The other area I am really concerned about is that this bill enshrines public funding to schools that are allowed to — and which do — discriminate through their exemptions to the Equal Opportunity Act 2010. These exemptions undermine the work of the Victorian government in reducing homophobia. They also undermine a lot of the great programs that the government has instituted, such as the Fair Go sport campaign and the Safe Schools Coalition of Victoria. I commend the fact that over 165 independent schools have opted into the Safe Schools Coalition. That includes 29 independent schools and 3 Catholic schools in this state. It is fantastic that these schools are countering those exemptions to the Equal Opportunity Act. However, the fact that religious schools are allowed to discriminate counters our promise of an education system that teaches respect and promotes tolerance towards any group in Australia.
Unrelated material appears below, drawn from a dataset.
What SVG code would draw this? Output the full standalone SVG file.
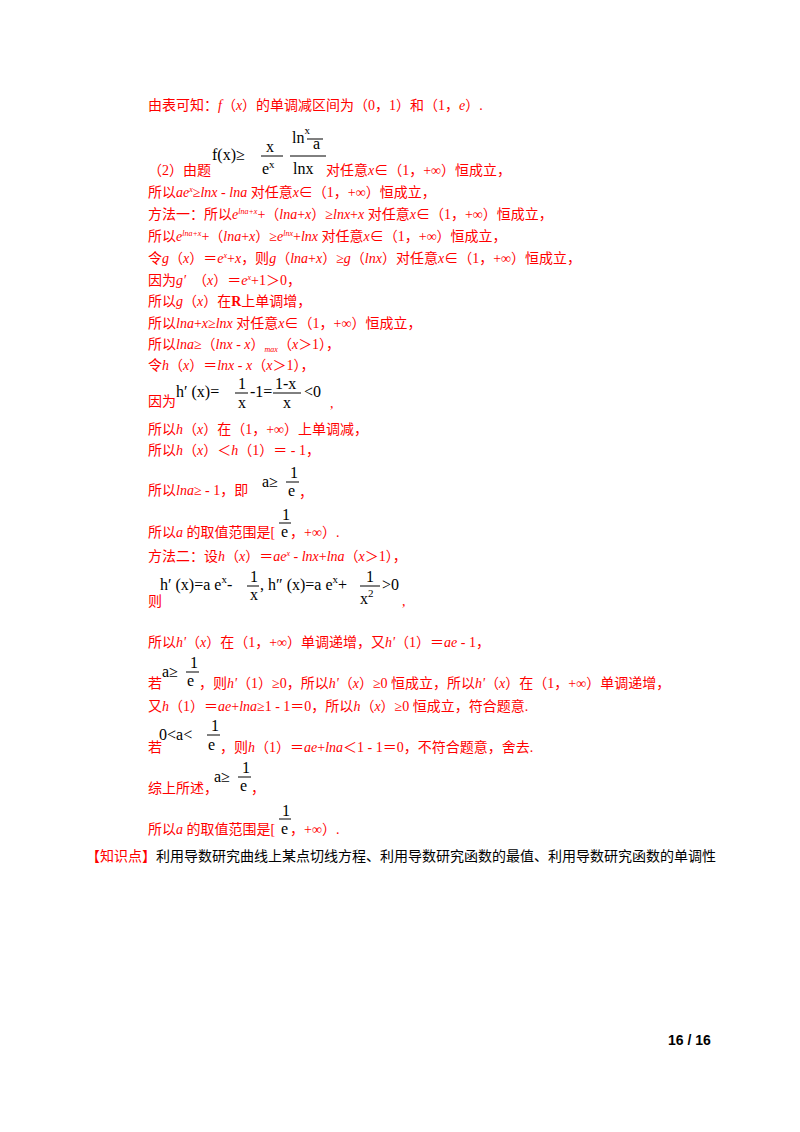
<svg xmlns="http://www.w3.org/2000/svg" width="800" height="1132" viewBox="0 0 800 1132">
<style>
.t{font-family:"Liberation Serif","Noto Sans CJK SC",serif;font-size:14px;fill:#ff0000}
.i{font-style:italic}
.m{font-family:"Liberation Serif","Noto Sans CJK SC",serif;font-size:16px;fill:#000}
.k{font-family:"Liberation Serif","Noto Sans CJK SC",serif;font-size:14px;fill:#000}
.fl{stroke:#000;stroke-width:1}
</style>
<rect width="800" height="1132" fill="#fff"/>
<g id="text">
<text class="t" x="148" y="110">由表可知：<tspan class="i">f</tspan>（<tspan class="i">x</tspan>）的单调减区间为（0，1）和（1，<tspan class="i">e</tspan>）.</text>
<text class="m" x="212" y="160">f(x)≥</text>
<text class="m" x="266" y="152">x</text><line class="fl" x1="261" y1="156" x2="283" y2="156"/><text class="m" x="262" y="174">e<tspan dy="-6" font-size="11">x</tspan></text>
<text class="m" x="292" y="143">ln<tspan dy="-9" font-size="11">x</tspan></text><line class="fl" x1="307" y1="139" x2="323" y2="139"/><text class="m" x="313" y="149" font-size="11">a</text>
<line class="fl" x1="290" y1="156" x2="326" y2="156"/><text class="m" x="293" y="174">lnx</text>
<text class="t" x="148" y="175">（2）由题</text><text class="t" x="326" y="175">对任意<tspan class="i">x</tspan>∈（1，+∞）恒成立，</text>
<text class="t" x="148" y="197">所以<tspan class="i">ae<tspan dy="-5" font-size="8">x</tspan><tspan dy="5">≥lnx</tspan></tspan> - <tspan class="i">lna</tspan> 对任意<tspan class="i">x</tspan>∈（1，+∞）恒成立，</text>
<text class="t" x="148" y="219">方法一：所以<tspan class="i">e<tspan dy="-5" font-size="8">lna+x</tspan></tspan><tspan dy="5">+（</tspan><tspan class="i">lna</tspan>+<tspan class="i">x</tspan>）≥<tspan class="i">lnx</tspan>+<tspan class="i">x</tspan> 对任意<tspan class="i">x</tspan>∈（1，+∞）恒成立，</text>
<text class="t" x="148" y="241">所以<tspan class="i">e<tspan dy="-5" font-size="8">lna+x</tspan></tspan><tspan dy="5">+（</tspan><tspan class="i">lna</tspan>+<tspan class="i">x</tspan>）≥<tspan class="i">e<tspan dy="-5" font-size="8">lnx</tspan></tspan><tspan dy="5">+</tspan><tspan class="i">lnx</tspan> 对任意<tspan class="i">x</tspan>∈（1，+∞）恒成立，</text>
<text class="t" x="148" y="263">令<tspan class="i">g</tspan>（<tspan class="i">x</tspan>）＝<tspan class="i">e<tspan dy="-5" font-size="8">x</tspan></tspan><tspan dy="5">+</tspan><tspan class="i">x</tspan>，则<tspan class="i">g</tspan>（<tspan class="i">lna</tspan>+<tspan class="i">x</tspan>）≥<tspan class="i">g</tspan>（<tspan class="i">lnx</tspan>）对任意<tspan class="i">x</tspan>∈（1，+∞）恒成立，</text>
<text class="t" x="148" y="285">因为<tspan class="i">g′</tspan>　（<tspan class="i">x</tspan>）＝<tspan class="i">e<tspan dy="-5" font-size="8">x</tspan></tspan><tspan dy="5">+1＞0，</tspan></text>
<text class="t" x="148" y="306">所以<tspan class="i">g</tspan>（<tspan class="i">x</tspan>）在<tspan font-weight="bold">R</tspan>上单调增，</text>
<text class="t" x="148" y="328">所以<tspan class="i">lna</tspan>+<tspan class="i">x</tspan>≥<tspan class="i">lnx</tspan> 对任意<tspan class="i">x</tspan>∈（1，+∞）恒成立，</text>
<text class="t" x="148" y="349">所以<tspan class="i">lna</tspan>≥（<tspan class="i">lnx</tspan> - <tspan class="i">x</tspan>）<tspan class="i" font-size="8" dy="3">max</tspan><tspan dy="-3">（</tspan><tspan class="i">x</tspan>＞1），</text>
<text class="t" x="148" y="370">令<tspan class="i">h</tspan>（<tspan class="i">x</tspan>）＝<tspan class="i">lnx</tspan> - <tspan class="i">x</tspan>（<tspan class="i">x</tspan>＞1），</text>
<text class="t" x="148" y="406">因为</text>
<text class="m" x="176" y="397">h′  (x)=</text><text class="m" x="238" y="389">1</text><line class="fl" x1="235" y1="393" x2="248" y2="393"/><text class="m" x="238" y="408">x</text>
<text class="m" x="250" y="397">-1=</text><text class="m" x="275" y="389">1-x</text><line class="fl" x1="273" y1="393" x2="301" y2="393"/><text class="m" x="283" y="408">x</text>
<text class="m" x="304" y="397">&lt;0</text><text class="t" x="330" y="408">,</text>
<text class="t" x="148" y="434">所以<tspan class="i">h</tspan>（<tspan class="i">x</tspan>）在（1，+∞）上单调减，</text>
<text class="t" x="148" y="455">所以<tspan class="i">h</tspan>（<tspan class="i">x</tspan>）＜<tspan class="i">h</tspan>（1）＝ - 1，</text>
<text class="t" x="148" y="495">所以<tspan class="i">lna</tspan>≥ - 1，即</text>
<text class="m" x="262" y="487" font-size="13">a≥</text><text class="m" x="290" y="478">1</text><line class="fl" x1="286" y1="482" x2="299" y2="482"/><text class="m" x="288" y="496" font-size="13">e</text><text class="t" x="299" y="497">，</text>
<text class="m" x="282" y="520">1</text><line class="fl" x1="279" y1="523" x2="291" y2="523"/>
<text class="t" x="148" y="537">所以<tspan class="i">a</tspan> 的取值范围是[</text><text class="m" x="281" y="537" font-size="13">e</text><text class="t" x="290" y="537">，+∞）.</text>
<text class="t" x="148" y="561">方法二：设<tspan class="i">h</tspan>（<tspan class="i">x</tspan>）＝<tspan class="i">ae<tspan dy="-5" font-size="8">x</tspan></tspan><tspan dy="5"> - </tspan><tspan class="i">lnx</tspan>+<tspan class="i">lna</tspan>（<tspan class="i">x</tspan>＞1），</text>
<text class="m" x="160" y="590">h′  (x)=a e<tspan dy="-7" font-size="11">x</tspan><tspan dy="7">-</tspan></text><text class="m" x="250" y="582">1</text><line class="fl" x1="247" y1="586" x2="259" y2="586"/><text class="m" x="250" y="600">x</text>
<text class="m" x="260" y="590">,  h″  (x)=a e<tspan dy="-7" font-size="11">x</tspan><tspan dy="7">+</tspan></text><text class="m" x="366" y="582">1</text><line class="fl" x1="360" y1="586" x2="380" y2="586"/><text class="m" x="360" y="604">x<tspan dy="-7" font-size="11">2</tspan></text>
<text class="m" x="382" y="590">&gt;0</text>
<text class="t" x="148" y="606">则</text><text class="t" x="402" y="606">,</text>
<text class="t" x="148" y="647">所以<tspan class="i">h'</tspan>（<tspan class="i">x</tspan>）在（1，+∞）单调递增，又<tspan class="i">h'</tspan>（1）＝<tspan class="i">ae</tspan> - 1，</text>
<text class="m" x="162" y="677" font-size="13">a≥</text><text class="m" x="190" y="668">1</text><line class="fl" x1="186" y1="672" x2="199" y2="672"/>
<text class="t" x="148" y="688">若</text><text class="m" x="187" y="686" font-size="13">e</text><text class="t" x="199" y="688">，则<tspan class="i">h'</tspan>（1）≥0，所以<tspan class="i">h'</tspan>（<tspan class="i">x</tspan>）≥0 恒成立，所以<tspan class="i">h'</tspan>（<tspan class="i">x</tspan>）在（1，+∞）单调递增，</text>
<text class="t" x="148" y="711">又<tspan class="i">h</tspan>（1）＝<tspan class="i">ae</tspan>+<tspan class="i">lna</tspan>≥1 - 1＝0，所以<tspan class="i">h</tspan>（<tspan class="i">x</tspan>）≥0 恒成立，符合题意.</text>
<text class="m" x="159" y="740">0&lt;a&lt;</text><text class="m" x="211" y="731">1</text><line class="fl" x1="207" y1="735" x2="220" y2="735"/>
<text class="t" x="148" y="752">若</text><text class="m" x="208" y="750" font-size="13">e</text><text class="t" x="220" y="752">，则<tspan class="i">h</tspan>（1）＝<tspan class="i">ae</tspan>+<tspan class="i">lna</tspan>＜1 - 1＝0，不符合题意，舍去.</text>
<text class="m" x="214" y="782" font-size="13">a≥</text><text class="m" x="242" y="773">1</text><line class="fl" x1="238" y1="777" x2="251" y2="777"/>
<text class="t" x="148" y="793">综上所述，</text><text class="m" x="240" y="791" font-size="13">e</text><text class="t" x="251" y="793">，</text>
<text class="m" x="282" y="816">1</text><line class="fl" x1="279" y1="819" x2="291" y2="819"/>
<text class="t" x="148" y="834">所以<tspan class="i">a</tspan> 的取值范围是[</text><text class="m" x="281" y="834" font-size="13">e</text><text class="t" x="290" y="834">，+∞）.</text>
<text class="k" x="86" y="861"><tspan fill="#ff0000">【知识点】</tspan>利用导数研究曲线上某点切线方程、利用导数研究函数的最值、利用导数研究函数的单调性</text>
<text x="668" y="1045" font-family="Liberation Sans,sans-serif" font-size="14" font-weight="bold" fill="#000">16 / 16</text>
</g>
</svg>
I want to quote some statistics regarding the effects of homophobia and discrimination. Samesex attracted, intersex and gender diverse people have the highest suicide rates of any group in Australia. They have a 3.5 to 14 times higher rate of suicide attempts, and samesex attracted young people attempt suicide six times more than their heterosexual counterparts. Allowing schools to discriminate is at odds with our community expectations of education, which should reflect the diverse nature of Victorians. For this reason I have great problems with this bill. Schools are going to be awarded and promised funding at the same time as they are being allowed to discriminate against someone on the grounds of their sex, marital status, race, parenting skills, whether they have children or are in a de facto relationship, their sexuality, their physical features and their political beliefs. While these schools can continue to discriminate on the grounds of gender identity and even people’s religious beliefs, we should not be awarding carte blanche on public funding — —
Mrs Peulich — Taxpayer funding.
Ms PATTEN — Taxpayer funding. We should not be providing funding to these schools when they are exempt from the Equal Opportunity Act. If the government were to amend the Equal Opportunity Act, as it has committed to doing, then I think this bill will provide a much fairer go.